Focus is a trait that I long to perfect. I am naturally a multitasker. It is sometimes bothersome to my husband when he is talking to me and I’m doing the dishes, telling the kids to brush their teeth, and pulling cookies out of the oven all while I’m listening to him. I am able to focus on all those things, but sometimes (only sometimes) I miss a key statement from my husband because I’m not putting all my focus on what he is saying. It is very easy in our fast-paced lives to loose our focus. What is it that God is calling me to do? Which task do I really need to give all my attention? Proverbs 4:26-27 says “Ponder the path of your feet, and let all your ways be established. Do not turn to the right or the left; remove your foot from evil.” Chances are that we do not knowingly put our foot in evil, but what is taking our attention away from that which we need to focus on? My dad would often ask me why I was doing X or Y. He often encouraged me to find those things that I needed to focus on, and focus on only those things. He knew my propensity towards getting sucked in to all kinds of things, and he tried to guard me against that.
The final piece of wisdom from my dad, making right priorities, is one of the hardest pieces of wisdom to live out. I have dreams for myself, my kids, my marriage and my friendships, but those dreams cannot be accomplished at the same time, I have to prioritize them. I desire to accomplish my dreams, but that can take the priority off my family. I often fill my time with things that really aren’t a priority or help me reach a dream, they just make me look good to others. Six months prior to his death, my dad had several heart to heart talks with me about my priorities. He reminded me over and over that my kids and my husband needed to be the priority, not this dream, or that job. He would remind me that the kids would grow up and then not need me or even want me. I didn’t listen too well to his words then, but they have permeated my thick skin since then and I’ve begun to put my husband and kids first. That is not to say that I don’t pursue my dreams-I do, but I endeavor to keep it in line with the priority of my family.

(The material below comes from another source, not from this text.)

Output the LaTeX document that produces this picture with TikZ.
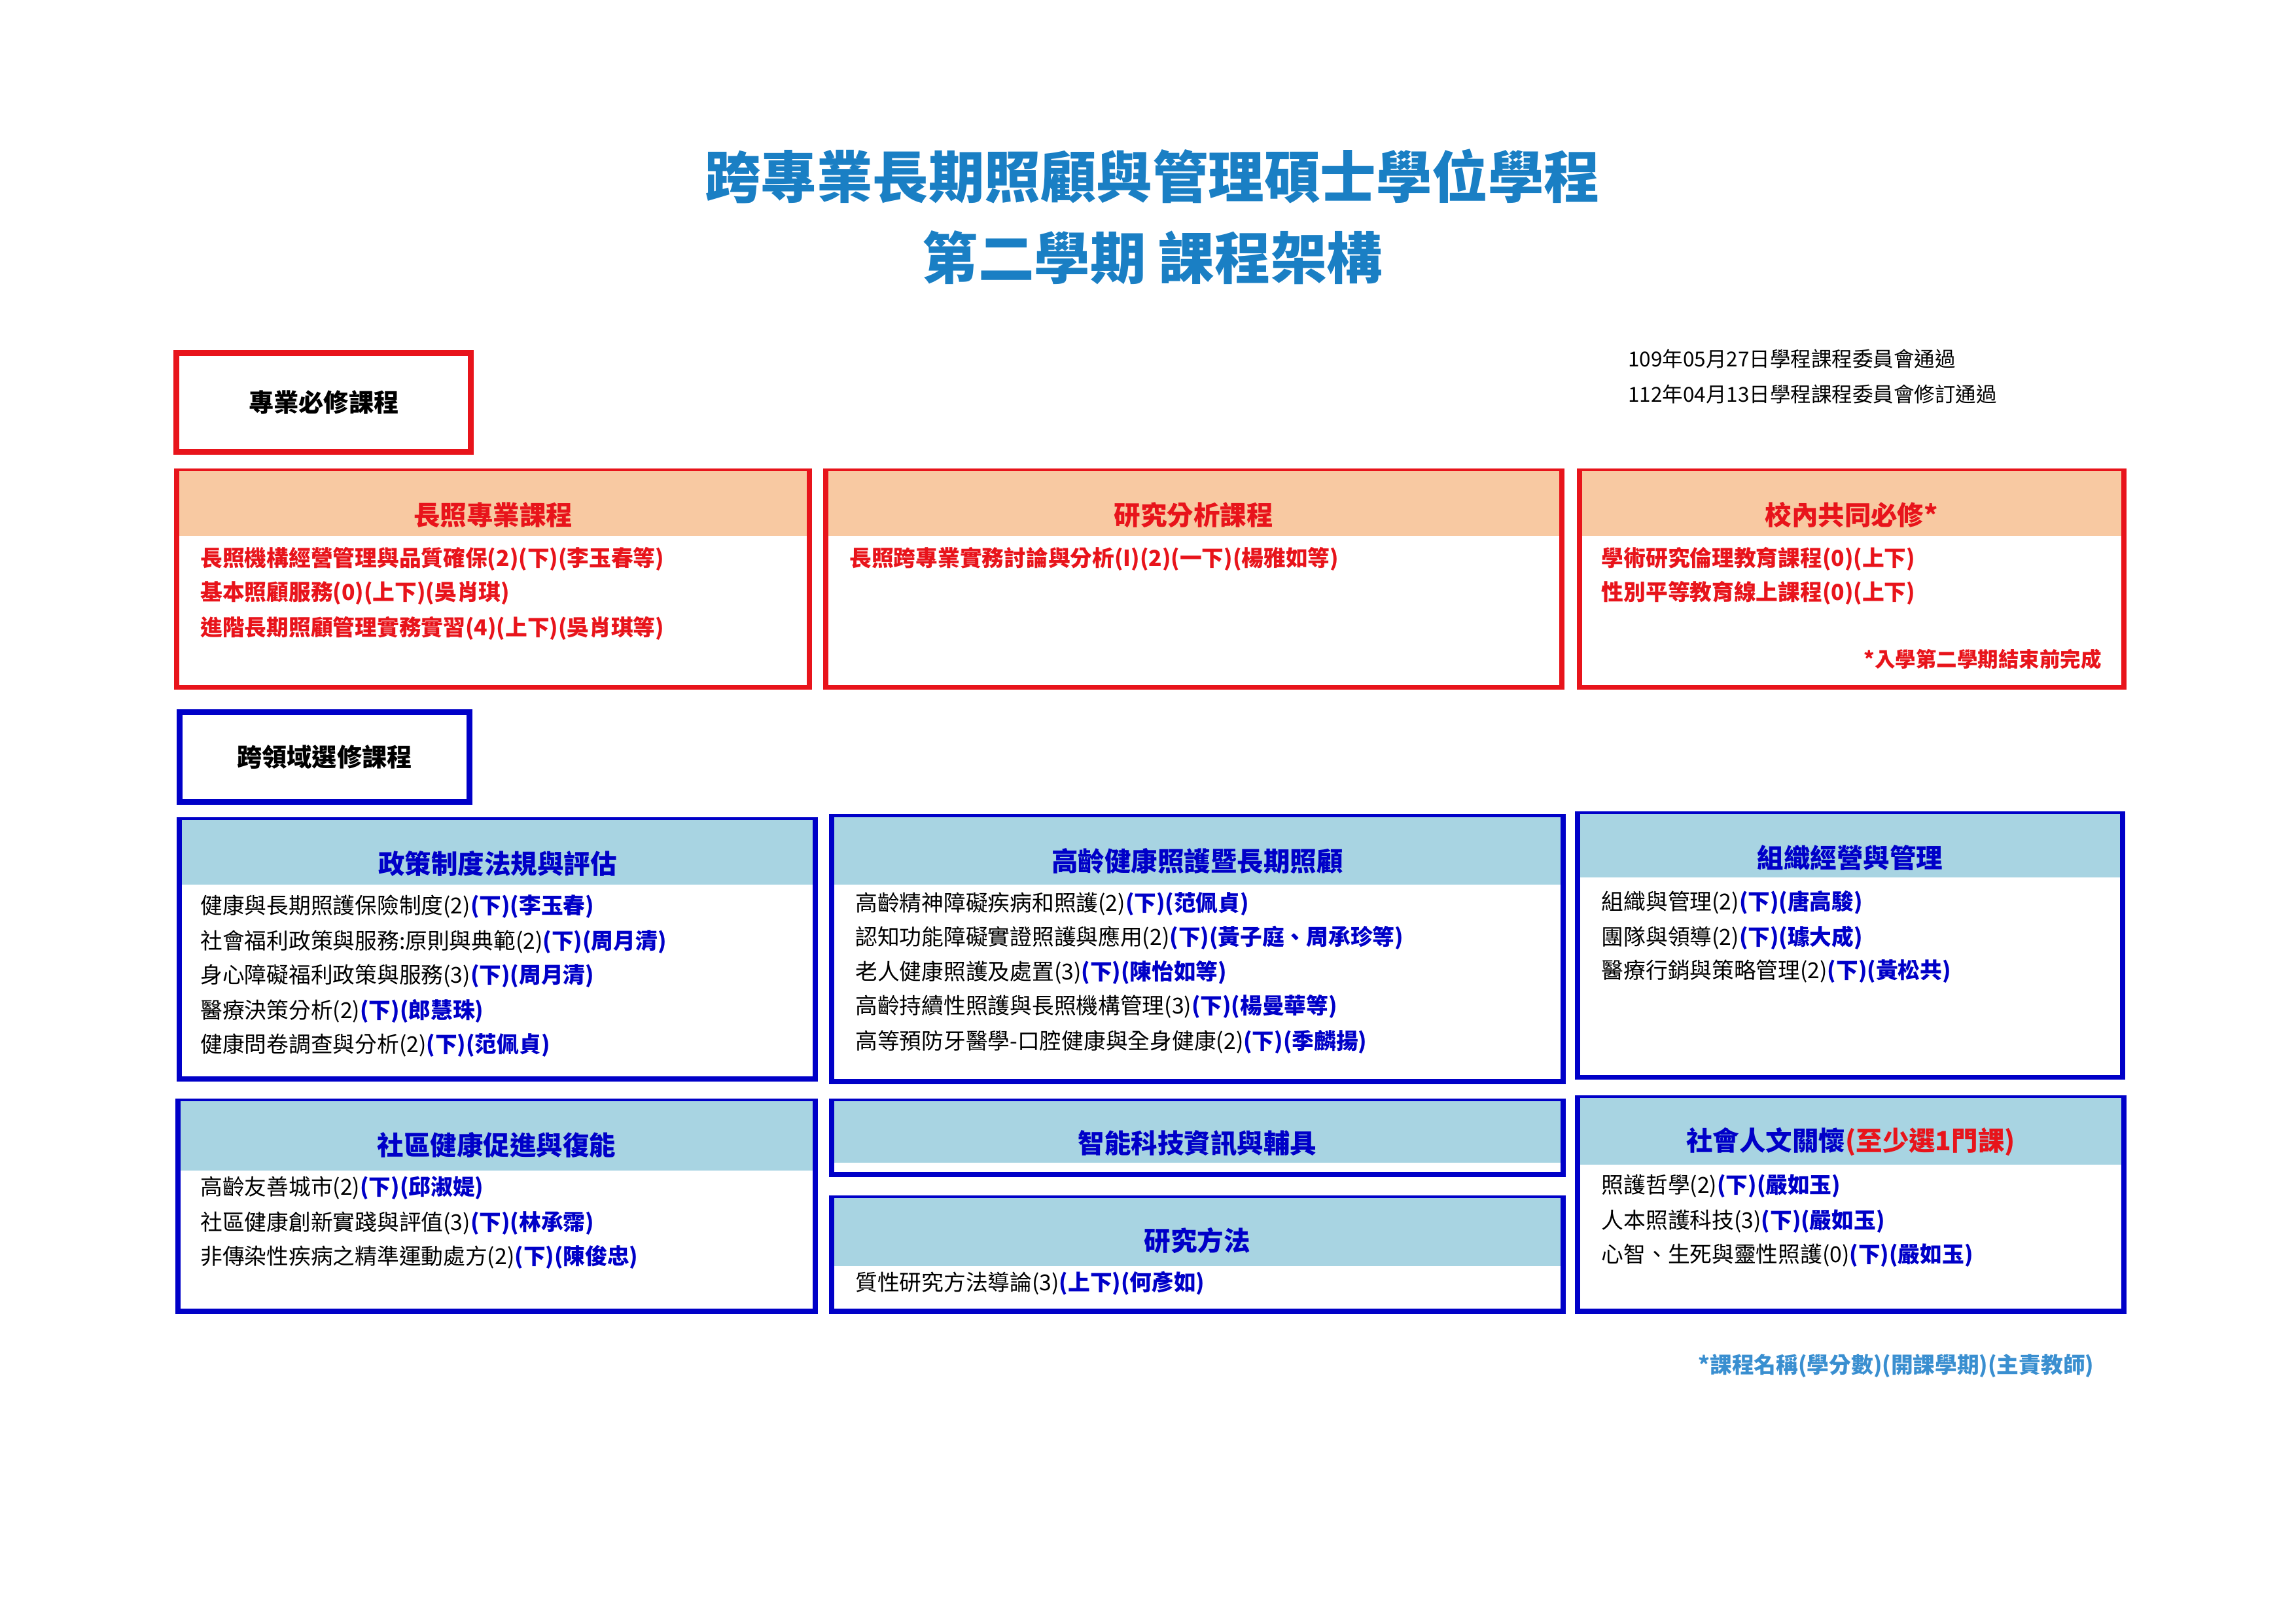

Though he is gone, my dad’s legacy of wisdom continues. Perhaps this is why I miss my dad so much, I want him to see me living out what he taught. Though many of you did not know my dad, you can live out a piece of his legacy. Together we can daily pursue wisdom by asking ourselves three questions, questions my dad would ask: How am I speaking? What is my focus? Where am I placing my priorities?

Sara de Neve said,
August 18, 2008 at 1:59 am
Kathy you always speak right to my heart. Maybe it’s be cause we both have the same crazy job. I have been looking forward to sitting down and reading your post all day and now I have. Thank you for reminding me that my boys and my husband need to be my first priority and that time does go by sooo fast. I needed that as school is starting tomorrow and I feel like summer has come and gone so quickly. Your words are always so right on. My homeschool stuff may not be all together but I am going to play with my boys tonight instead.
Sara
Frances Lin said,
August 26, 2008 at 1:03 pm
As a mother and a wife, I constantly feel that my needs and desires are being pushed to the back seat and I am often bitter about that. Thank you for sharing the wisdom from your dad with me. This reminds me who I am first. I am a mother and a wife first above all else. I guess the important lesson for me here is that God has a path for me already planned out. If I was to trust Him, then, I need to be satified with what He wants me to be most of all and just believe that He will help me to fulfill my dreams. It is in His time and not mine.